L'histoire s'écrit sous nos yeux

Tant de choses sont dites chaque jour sur l’Ukraine que ce sujet risque de fatiguer même les lecteurs les mieux disposés. Pourtant, ces événements se révéleront peut-être importants pour l’avenir de notre continent, car c’est la première fois depuis longtemps que se déroule aussi près de nous une confrontation quasi directe entre «l’Est» et «l’Ouest».

Ce qui est sûr, c’est que c’est bien une guerre qui a éclaté. Non pas une guerre militaire – car les soldats russes en Crimée ont été jusqu’ici accueillis pacifiquement, aucun média n’ayant pu faire état du moindre affrontement – mais une guerre de l’information. De part et d’autre, on choisit ce que l’on veut dire, comment on veut le dire et comment on veut l’illustrer. Ce qui n’empêche pas certains faits de rester incompréhensibles ou mystérieux.

Cette guerre de l’information et les traces importantes que promet de laisser la crise ukrainienne nous inspirent cette réflexion intéressante: nous assistons quasiment en direct à l’écriture d’une page de notre histoire.

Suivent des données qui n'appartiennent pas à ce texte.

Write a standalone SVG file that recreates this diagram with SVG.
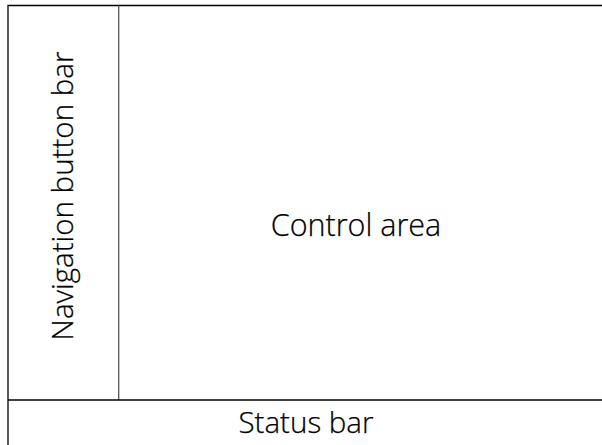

La question est de savoir qui l’écrit et comment. Les lecteurs du Pamphlet savent qu’un décalage important peut exister entre la manière dont certains faits historiques sont rapportés dans les livres, et celle dont ils se sont réellement passés. A un moment ou à un autre, certains éléments ont été écartés, ou au contraire amplifiés, voire déformés. Avec les événements d’Ukraine, nous vivons ce processus au jour le jour. Des dizaines de faits nous sont rapportés quotidiennement par les médias, souvent présentés et interprétés différemment à l’Est et à l’Ouest. Au moment où nous en prenons connaissance, nous ne savons pas quelle est leur importance aujourd’hui ni quelle sera leur importance par rapport à la suite, et nous ne savons pas si l’histoire les retiendra ou non. Mais nous, nous pouvons les retenir – que ce soit en classant des coupures de journaux, en enregistrant des pages publiées sur internet, ou simplement en gardant en mémoire tout ce que nous lisons. Nous ignorons aujourd’hui à quoi cela servira, mais il sera certainement intéressant, d’ici quelques mois ou quelques années, de confronter ces archives et ces souvenirs à l’«histoire officielle» qui se sera imposée – ou qui aura été imposée.

En ce sens, l’énorme quantité d’informations à laquelle nous avons actuellement accès, notamment à travers internet, peut certes faire courir le risque de s’y perdre, mais elle constitue aussi, pour celui qui sait s’en servir et trier ce qui l’intéresse, un outil fascinant et nouveau pour corriger si nécessaire l’histoire officielle.